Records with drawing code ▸

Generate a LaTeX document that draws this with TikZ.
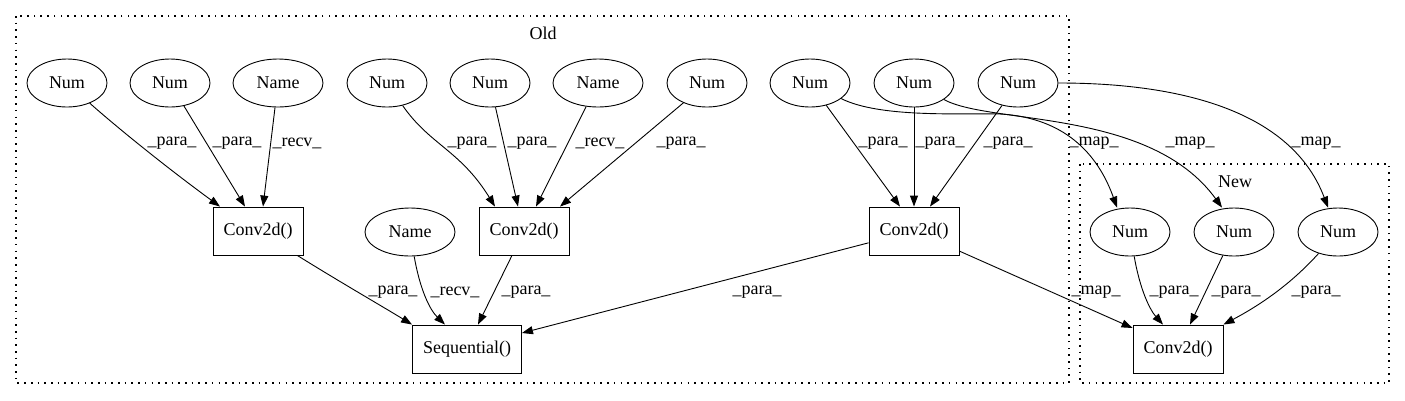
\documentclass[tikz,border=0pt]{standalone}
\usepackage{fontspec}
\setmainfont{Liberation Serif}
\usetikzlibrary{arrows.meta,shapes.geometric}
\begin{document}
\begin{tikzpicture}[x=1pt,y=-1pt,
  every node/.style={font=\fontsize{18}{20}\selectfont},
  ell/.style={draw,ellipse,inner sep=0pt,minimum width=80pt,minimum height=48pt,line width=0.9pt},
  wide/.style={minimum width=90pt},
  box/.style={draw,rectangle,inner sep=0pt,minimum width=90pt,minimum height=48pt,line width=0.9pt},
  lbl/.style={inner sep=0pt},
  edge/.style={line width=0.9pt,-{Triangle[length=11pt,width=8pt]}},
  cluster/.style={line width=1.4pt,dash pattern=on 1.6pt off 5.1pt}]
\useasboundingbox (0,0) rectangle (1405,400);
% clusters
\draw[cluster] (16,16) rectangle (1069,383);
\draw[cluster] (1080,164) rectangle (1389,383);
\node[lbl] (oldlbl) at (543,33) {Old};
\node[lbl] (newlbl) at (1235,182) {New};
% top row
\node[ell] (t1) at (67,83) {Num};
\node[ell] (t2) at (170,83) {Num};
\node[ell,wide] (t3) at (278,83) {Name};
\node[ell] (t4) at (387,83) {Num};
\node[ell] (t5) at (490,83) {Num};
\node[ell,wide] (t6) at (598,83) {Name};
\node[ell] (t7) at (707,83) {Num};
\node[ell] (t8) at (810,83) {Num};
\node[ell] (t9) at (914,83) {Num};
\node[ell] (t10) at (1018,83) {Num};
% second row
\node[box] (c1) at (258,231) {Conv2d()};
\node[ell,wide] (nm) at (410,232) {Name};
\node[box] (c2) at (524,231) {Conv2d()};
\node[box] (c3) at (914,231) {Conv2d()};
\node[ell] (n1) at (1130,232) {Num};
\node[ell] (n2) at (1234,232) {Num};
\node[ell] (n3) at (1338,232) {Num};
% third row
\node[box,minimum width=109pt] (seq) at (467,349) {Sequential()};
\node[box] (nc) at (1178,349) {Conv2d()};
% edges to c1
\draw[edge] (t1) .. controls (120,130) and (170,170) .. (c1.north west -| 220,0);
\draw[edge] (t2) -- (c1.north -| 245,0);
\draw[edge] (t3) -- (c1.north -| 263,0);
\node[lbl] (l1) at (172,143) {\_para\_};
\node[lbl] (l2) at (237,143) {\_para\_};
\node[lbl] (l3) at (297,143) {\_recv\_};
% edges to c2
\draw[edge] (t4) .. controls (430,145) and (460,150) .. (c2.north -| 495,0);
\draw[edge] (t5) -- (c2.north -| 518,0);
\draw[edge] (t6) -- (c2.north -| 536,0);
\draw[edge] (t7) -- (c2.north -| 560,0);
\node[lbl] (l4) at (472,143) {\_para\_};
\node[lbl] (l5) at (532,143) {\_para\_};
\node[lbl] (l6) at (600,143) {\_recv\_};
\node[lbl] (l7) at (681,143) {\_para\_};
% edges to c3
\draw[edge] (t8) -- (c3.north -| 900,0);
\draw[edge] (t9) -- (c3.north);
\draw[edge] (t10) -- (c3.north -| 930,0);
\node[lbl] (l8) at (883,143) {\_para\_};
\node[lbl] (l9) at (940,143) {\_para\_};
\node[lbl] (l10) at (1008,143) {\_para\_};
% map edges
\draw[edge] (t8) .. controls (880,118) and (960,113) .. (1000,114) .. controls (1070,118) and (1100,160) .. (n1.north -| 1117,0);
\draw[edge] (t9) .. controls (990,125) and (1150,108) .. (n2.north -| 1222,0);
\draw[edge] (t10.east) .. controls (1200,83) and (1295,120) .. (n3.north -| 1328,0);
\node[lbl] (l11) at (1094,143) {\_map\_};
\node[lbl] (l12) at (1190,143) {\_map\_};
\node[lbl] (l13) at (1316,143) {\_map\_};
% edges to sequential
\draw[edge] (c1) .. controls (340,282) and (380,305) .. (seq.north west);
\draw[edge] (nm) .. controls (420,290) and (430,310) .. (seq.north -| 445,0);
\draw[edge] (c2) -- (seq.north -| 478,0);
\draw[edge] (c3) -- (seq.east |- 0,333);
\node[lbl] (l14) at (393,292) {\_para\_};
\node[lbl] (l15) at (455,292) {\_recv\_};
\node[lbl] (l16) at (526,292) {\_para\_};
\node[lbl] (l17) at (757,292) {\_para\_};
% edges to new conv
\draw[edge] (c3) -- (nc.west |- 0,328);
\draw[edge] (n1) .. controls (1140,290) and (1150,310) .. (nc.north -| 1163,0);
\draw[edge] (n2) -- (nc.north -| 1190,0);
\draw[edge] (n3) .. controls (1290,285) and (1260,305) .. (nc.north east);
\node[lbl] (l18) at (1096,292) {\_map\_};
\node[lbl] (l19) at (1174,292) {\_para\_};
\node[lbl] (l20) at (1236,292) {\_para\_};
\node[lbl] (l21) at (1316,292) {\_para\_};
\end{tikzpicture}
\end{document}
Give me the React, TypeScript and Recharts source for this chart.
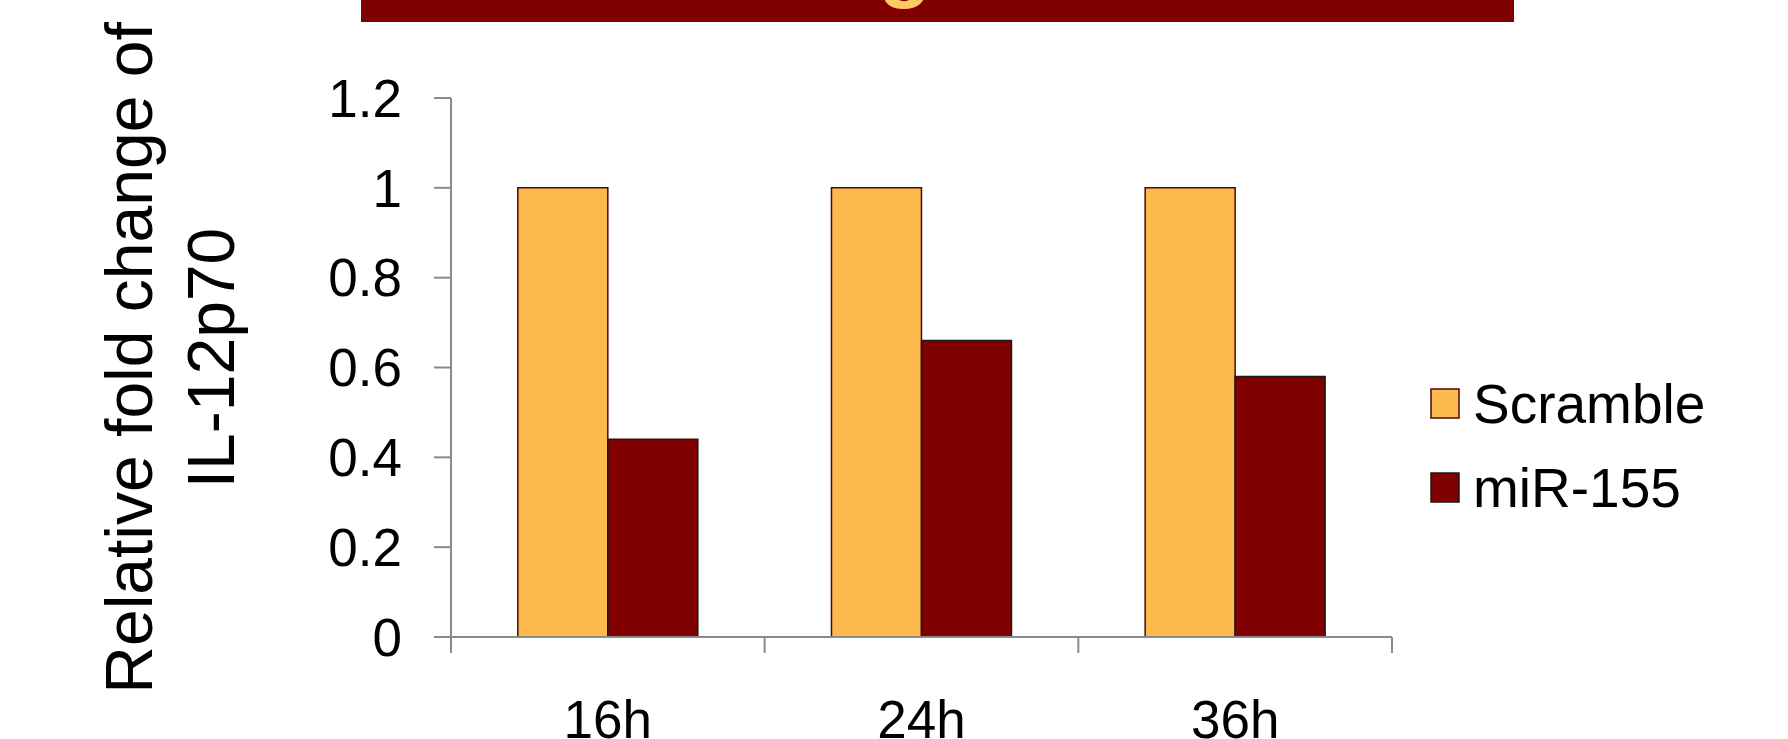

PROBLEM TO WORK ON ▸ Quote the preceding records in their entirety, excluding every picture.

EXERCISE RESULT ▸
Generate a LaTeX document that draws this with TikZ.
\documentclass[tikz,border=0pt]{standalone}
\usepackage{fontspec}
\setmainfont{Liberation Serif}
\usetikzlibrary{arrows.meta,shapes.geometric}
\begin{document}
\begin{tikzpicture}[x=1pt,y=-1pt,
  every node/.style={font=\fontsize{18}{20}\selectfont},
  ell/.style={draw,ellipse,inner sep=0pt,minimum width=80pt,minimum height=48pt,line width=0.9pt},
  wide/.style={minimum width=90pt},
  box/.style={draw,rectangle,inner sep=0pt,minimum width=90pt,minimum height=48pt,line width=0.9pt},
  lbl/.style={inner sep=0pt},
  edge/.style={line width=0.9pt,-{Triangle[length=11pt,width=8pt]}},
  cluster/.style={line width=1.4pt,dash pattern=on 1.6pt off 5.1pt}]
\useasboundingbox (0,0) rectangle (1405,400);
% clusters
\draw[cluster] (16,16) rectangle (1069,383);
\draw[cluster] (1080,164) rectangle (1389,383);
\node[lbl] (oldlbl) at (543,33) {Old};
\node[lbl] (newlbl) at (1235,182) {New};
% top row
\node[ell] (t1) at (67,83) {Num};
\node[ell] (t2) at (170,83) {Num};
\node[ell,wide] (t3) at (278,83) {Name};
\node[ell] (t4) at (387,83) {Num};
\node[ell] (t5) at (490,83) {Num};
\node[ell,wide] (t6) at (598,83) {Name};
\node[ell] (t7) at (707,83) {Num};
\node[ell] (t8) at (810,83) {Num};
\node[ell] (t9) at (914,83) {Num};
\node[ell] (t10) at (1018,83) {Num};
% second row
\node[box] (c1) at (258,231) {Conv2d()};
\node[ell,wide] (nm) at (410,232) {Name};
\node[box] (c2) at (524,231) {Conv2d()};
\node[box] (c3) at (914,231) {Conv2d()};
\node[ell] (n1) at (1130,232) {Num};
\node[ell] (n2) at (1234,232) {Num};
\node[ell] (n3) at (1338,232) {Num};
% third row
\node[box,minimum width=109pt] (seq) at (467,349) {Sequential()};
\node[box] (nc) at (1178,349) {Conv2d()};
% edges to c1
\draw[edge] (t1) .. controls (120,130) and (170,170) .. (c1.north west -| 220,0);
\draw[edge] (t2) -- (c1.north -| 245,0);
\draw[edge] (t3) -- (c1.north -| 263,0);
\node[lbl] (l1) at (172,143) {\_para\_};
\node[lbl] (l2) at (237,143) {\_para\_};
\node[lbl] (l3) at (297,143) {\_recv\_};
% edges to c2
\draw[edge] (t4) .. controls (430,145) and (460,150) .. (c2.north -| 495,0);
\draw[edge] (t5) -- (c2.north -| 518,0);
\draw[edge] (t6) -- (c2.north -| 536,0);
\draw[edge] (t7) -- (c2.north -| 560,0);
\node[lbl] (l4) at (472,143) {\_para\_};
\node[lbl] (l5) at (532,143) {\_para\_};
\node[lbl] (l6) at (600,143) {\_recv\_};
\node[lbl] (l7) at (681,143) {\_para\_};
% edges to c3
\draw[edge] (t8) -- (c3.north -| 900,0);
\draw[edge] (t9) -- (c3.north);
\draw[edge] (t10) -- (c3.north -| 930,0);
\node[lbl] (l8) at (883,143) {\_para\_};
\node[lbl] (l9) at (940,143) {\_para\_};
\node[lbl] (l10) at (1008,143) {\_para\_};
% map edges
\draw[edge] (t8) .. controls (880,118) and (960,113) .. (1000,114) .. controls (1070,118) and (1100,160) .. (n1.north -| 1117,0);
\draw[edge] (t9) .. controls (990,125) and (1150,108) .. (n2.north -| 1222,0);
\draw[edge] (t10.east) .. controls (1200,83) and (1295,120) .. (n3.north -| 1328,0);
\node[lbl] (l11) at (1094,143) {\_map\_};
\node[lbl] (l12) at (1190,143) {\_map\_};
\node[lbl] (l13) at (1316,143) {\_map\_};
% edges to sequential
\draw[edge] (c1) .. controls (340,282) and (380,305) .. (seq.north west);
\draw[edge] (nm) .. controls (420,290) and (430,310) .. (seq.north -| 445,0);
\draw[edge] (c2) -- (seq.north -| 478,0);
\draw[edge] (c3) -- (seq.east |- 0,333);
\node[lbl] (l14) at (393,292) {\_para\_};
\node[lbl] (l15) at (455,292) {\_recv\_};
\node[lbl] (l16) at (526,292) {\_para\_};
\node[lbl] (l17) at (757,292) {\_para\_};
% edges to new conv
\draw[edge] (c3) -- (nc.west |- 0,328);
\draw[edge] (n1) .. controls (1140,290) and (1150,310) .. (nc.north -| 1163,0);
\draw[edge] (n2) -- (nc.north -| 1190,0);
\draw[edge] (n3) .. controls (1290,285) and (1260,305) .. (nc.north east);
\node[lbl] (l18) at (1096,292) {\_map\_};
\node[lbl] (l19) at (1174,292) {\_para\_};
\node[lbl] (l20) at (1236,292) {\_para\_};
\node[lbl] (l21) at (1316,292) {\_para\_};
\end{tikzpicture}
\end{document}
Give me the React, TypeScript and Recharts source for this chart.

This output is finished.